**What is being asked**.
Set down the data below from its first line to the line holding "ax = fig.add_axes([100/499, 1", inclusive; omit all pictures.
# # # #
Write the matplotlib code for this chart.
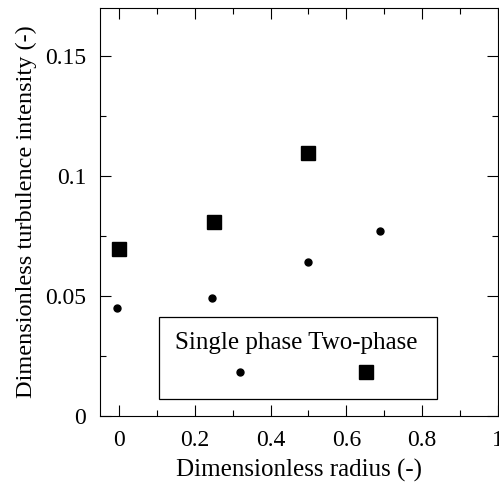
import matplotlib.pyplot as plt
from matplotlib.ticker import MultipleLocator
from matplotlib.patches import Rectangle

# data
r_single = [-0.005, 0.246, 0.498, 0.69]
ti_single = [0.045, 0.049, 0.064, 0.077]
r_two = [0.0, 0.25, 0.5]
ti_two = [0.0696, 0.081, 0.1096]

plt.rcParams['font.family'] = 'Liberation Serif'

fig = plt.figure(figsize=(4.99, 4.82), dpi=100)
ax = fig.add_axes([100/499, 1 - 416/482, 398/499, 408/482])

ax.plot(r_single, ti_single, 'o', color='black', markersize=5, linestyle='none')
ax.plot(r_two, ti_two, 's', color='black', markersize=10, linestyle='none')

ax.set_xlim(-0.05, 1.0)
ax.set_ylim(0, 0.17)
ax.xaxis.set_minor_locator(MultipleLocator(0.1))
ax.yaxis.set_minor_locator(MultipleLocator(0.025))
ax.set_xticks([0, 0.2, 0.4, 0.6, 0.8, 1.0])
ax.set_xticklabels(['0', '0.2', '0.4', '0.6', '0.8', '1'])
ax.set_yticks([0, 0.05, 0.1, 0.15])
ax.set_yticklabels(['0', '0.05', '0.1', '0.15'])
ax.tick_params(which='both', direction='in', top=True, right=True, labelsize=17)
ax.tick_params(which='major', length=8, width=0.8)
ax.tick_params(which='minor', length=4, width=0.8)
ax.tick_params(axis='x', pad=10)
ax.tick_params(axis='y', pad=10)

ax.set_xlabel('Dimensionless radius (-)', fontsize=18, labelpad=6)
ax.set_ylabel('Dimensionless turbulence intensity (-)', fontsize=17.5, labelpad=6)

# legend box: labels on top, keys underneath
ax.add_patch(Rectangle((0.148, 0.042), 0.699, 0.201, transform=ax.transAxes,
                       facecolor='white', edgecolor='black', linewidth=0.9, zorder=3))
ax.text(0.494, 0.179, 'Single phase Two-phase', transform=ax.transAxes,
        fontsize=18, ha='center', va='center', zorder=4)
ax.plot([0.352], [0.108], 'o', color='black', markersize=5, transform=ax.transAxes,
        zorder=4, clip_on=False)
ax.plot([0.668], [0.108], 's', color='black', markersize=10, transform=ax.transAxes,
        zorder=4, clip_on=False)

fig.savefig('out.png', dpi=100)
# # # #
**Task output**.
Write the matplotlib code for this chart.
import matplotlib.pyplot as plt
from matplotlib.ticker import MultipleLocator
from matplotlib.patches import Rectangle

# data
r_single = [-0.005, 0.246, 0.498, 0.69]
ti_single = [0.045, 0.049, 0.064, 0.077]
r_two = [0.0, 0.25, 0.5]
ti_two = [0.0696, 0.081, 0.1096]

plt.rcParams['font.family'] = 'Liberation Serif'

fig = plt.figure(figsize=(4.99, 4.82), dpi=100)
ax = fig.add_axes([100/499, 1 - 416/482, 398/499, 408/482])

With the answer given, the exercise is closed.